# WHAT IS ASKED:
Please write the listing below out again exactly, leaving every picture behind.

[Records]
>>>>>
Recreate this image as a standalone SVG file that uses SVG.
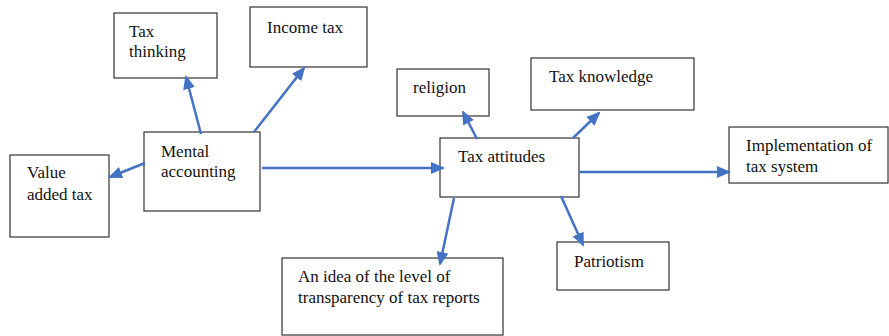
<svg xmlns="http://www.w3.org/2000/svg" width="889" height="336" viewBox="0 0 889 336">
<style>
.box{fill:#fff;stroke:#333;stroke-width:1.2}
.t{font-family:"Liberation Serif","Times New Roman",serif;font-size:17px;fill:#111}
.c{stroke:#4472C4;stroke-width:2.5;fill:none;marker-end:url(#ah)}
</style>
<defs>
<marker id="ah" markerUnits="userSpaceOnUse" markerWidth="14" markerHeight="12" viewBox="0 0 14 12" refX="12" refY="6" orient="auto">
<path d="M0,0 L14,6 L0,12 z" fill="#4472C4"/>
</marker>
</defs>
<rect width="889" height="336" fill="#fff"/>
<g id="tax-thinking"><rect class="box" x="114" y="13" width="103" height="65"/><text class="t" x="129" y="37">Tax</text><text class="t" x="129" y="57">thinking</text></g>
<g id="income-tax"><rect class="box" x="250" y="7" width="117" height="60"/><text class="t" x="267" y="33">Income tax</text></g>
<g id="mental-accounting"><rect class="box" x="144" y="132" width="116" height="79"/><text class="t" x="161" y="157">Mental</text><text class="t" x="161" y="177">accounting</text></g>
<g id="value-added-tax"><rect class="box" x="10" y="155" width="99" height="82"/><text class="t" x="27" y="178">Value</text><text class="t" x="27" y="200">added tax</text></g>
<g id="tax-attitudes"><rect class="box" x="440" y="138" width="139" height="59"/><text class="t" x="458" y="162">Tax attitudes</text></g>
<g id="religion"><rect class="box" x="397" y="69" width="92" height="47"/><text class="t" x="413" y="93">religion</text></g>
<g id="tax-knowledge"><rect class="box" x="531" y="58" width="163" height="52"/><text class="t" x="549" y="82">Tax knowledge</text></g>
<g id="implementation"><rect class="box" x="729" y="127" width="159" height="56"/><text class="t" x="746" y="151">Implementation of</text><text class="t" x="746" y="172">tax system</text></g>
<g id="patriotism"><rect class="box" x="557" y="242" width="112" height="48"/><text class="t" x="574" y="267">Patriotism</text></g>
<g id="transparency"><rect class="box" x="282" y="258" width="221" height="77"/><text class="t" x="298" y="282">An idea of the level of</text><text class="t" x="298" y="303">transparency of tax reports</text></g>
<g id="connectors">
<line class="c" x1="201" y1="134" x2="186" y2="77"/>
<line class="c" x1="254" y1="132" x2="304" y2="68"/>
<line class="c" x1="145" y1="163" x2="110" y2="177"/>
<line class="c" x1="262" y1="168" x2="443" y2="168"/>
<line class="c" x1="477" y1="139" x2="463" y2="112"/>
<line class="c" x1="573" y1="138" x2="599" y2="113"/>
<line class="c" x1="579" y1="172" x2="729" y2="172"/>
<line class="c" x1="561" y1="196" x2="583" y2="245"/>
<line class="c" x1="454" y1="198" x2="440" y2="264"/>
</g>
</svg>
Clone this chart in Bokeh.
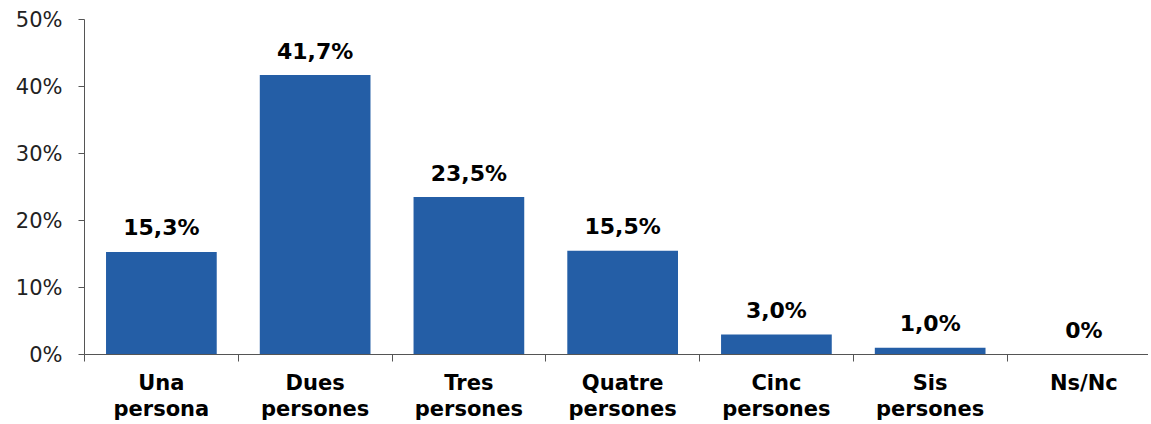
<<<<<
# ANSWER FOR THIS EXERCISE:
Recreate this image as a standalone SVG file that uses SVG.
<svg xmlns="http://www.w3.org/2000/svg" width="889" height="336" viewBox="0 0 889 336">
<style>
.box{fill:#fff;stroke:#333;stroke-width:1.2}
.t{font-family:"Liberation Serif","Times New Roman",serif;font-size:17px;fill:#111}
.c{stroke:#4472C4;stroke-width:2.5;fill:none;marker-end:url(#ah)}
</style>
<defs>
<marker id="ah" markerUnits="userSpaceOnUse" markerWidth="14" markerHeight="12" viewBox="0 0 14 12" refX="12" refY="6" orient="auto">
<path d="M0,0 L14,6 L0,12 z" fill="#4472C4"/>
</marker>
</defs>
<rect width="889" height="336" fill="#fff"/>
<g id="tax-thinking"><rect class="box" x="114" y="13" width="103" height="65"/><text class="t" x="129" y="37">Tax</text><text class="t" x="129" y="57">thinking</text></g>
<g id="income-tax"><rect class="box" x="250" y="7" width="117" height="60"/><text class="t" x="267" y="33">Income tax</text></g>
<g id="mental-accounting"><rect class="box" x="144" y="132" width="116" height="79"/><text class="t" x="161" y="157">Mental</text><text class="t" x="161" y="177">accounting</text></g>
<g id="value-added-tax"><rect class="box" x="10" y="155" width="99" height="82"/><text class="t" x="27" y="178">Value</text><text class="t" x="27" y="200">added tax</text></g>
<g id="tax-attitudes"><rect class="box" x="440" y="138" width="139" height="59"/><text class="t" x="458" y="162">Tax attitudes</text></g>
<g id="religion"><rect class="box" x="397" y="69" width="92" height="47"/><text class="t" x="413" y="93">religion</text></g>
<g id="tax-knowledge"><rect class="box" x="531" y="58" width="163" height="52"/><text class="t" x="549" y="82">Tax knowledge</text></g>
<g id="implementation"><rect class="box" x="729" y="127" width="159" height="56"/><text class="t" x="746" y="151">Implementation of</text><text class="t" x="746" y="172">tax system</text></g>
<g id="patriotism"><rect class="box" x="557" y="242" width="112" height="48"/><text class="t" x="574" y="267">Patriotism</text></g>
<g id="transparency"><rect class="box" x="282" y="258" width="221" height="77"/><text class="t" x="298" y="282">An idea of the level of</text><text class="t" x="298" y="303">transparency of tax reports</text></g>
<g id="connectors">
<line class="c" x1="201" y1="134" x2="186" y2="77"/>
<line class="c" x1="254" y1="132" x2="304" y2="68"/>
<line class="c" x1="145" y1="163" x2="110" y2="177"/>
<line class="c" x1="262" y1="168" x2="443" y2="168"/>
<line class="c" x1="477" y1="139" x2="463" y2="112"/>
<line class="c" x1="573" y1="138" x2="599" y2="113"/>
<line class="c" x1="579" y1="172" x2="729" y2="172"/>
<line class="c" x1="561" y1="196" x2="583" y2="245"/>
<line class="c" x1="454" y1="198" x2="440" y2="264"/>
</g>
</svg>
Clone this chart in Bokeh.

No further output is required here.